Итак, на текущий момент в политическом поле развитых стран будет действовать три ведущих силы: транснациональные корпорации, меритократия и джины. Между производственно-технологическими корпорациями и сырьевыми есть противоречивая разница. Сырьевые ТНК и меритократия, срастаясь между собой, стремятся к мировому господству. В таком раскладе меритократы являются космополитами. Джины лишаются всех возможных свобод, в т.ч. права на национальную самоидентификация. Мировое единство достигается смешением культур, полицейскими и административными способами.

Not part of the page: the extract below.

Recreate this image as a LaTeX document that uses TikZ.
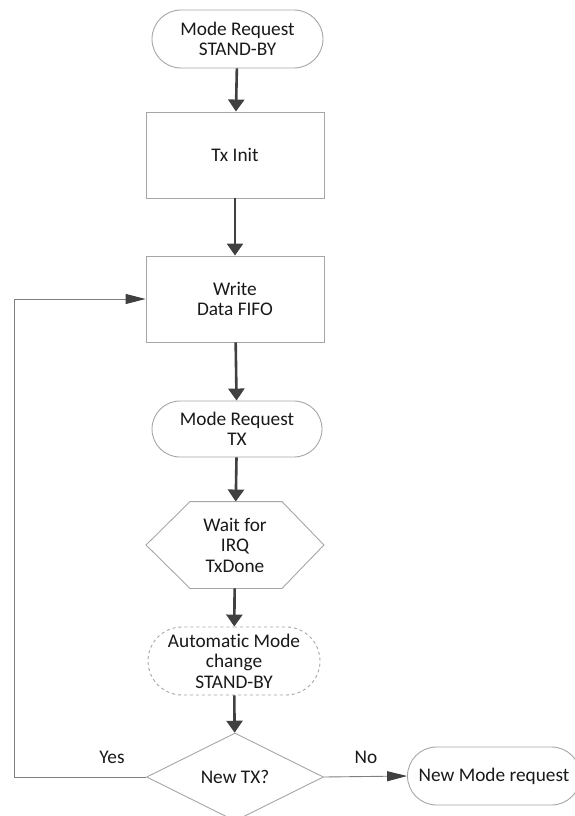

Союз производственных ТНК и меритократии гарантирует джинам работу и право на жизнь. Внутренняя природа производственных ТНК выстраивает сети из автономных самобытных ячеек. В них джины сохраняют национальную особенность и приобретают единство в труде. Это единство более высокого уровня, чем административное или гражданское единство, оно достигается общим смыслом работы. Меритократия выступает здесь как очевидный союзник. Поведение меритократии зависит от источника своего прикорма. Интересы джинов постоянны и предсказуемы.

Строить единство труда есть историческая миссия джина. Остается оторвать меритократию от нефтяных скважин и заставить ее идти нам навстречу. Мы не страшимся ни революций, ни актов, ни терактов — мы есть та самая сила, которая всегда исподволь подготавливала их. Она много веков ковала оружие для других, но теперь ее главная кузница стала неотъемлемой от ее сути. У нее нет привязанности к материальной собственности, так как все, что ей нужно для жизни, она несет в головах, и легко добывает оформленную материю из праха там, где находится в данный момент. Предводитель небесного воинства архангел Михаил есть и ее лидер, но я представляю его себе не в стальном шлеме и с мечом за поясом: в руках его клавиатура компьютера.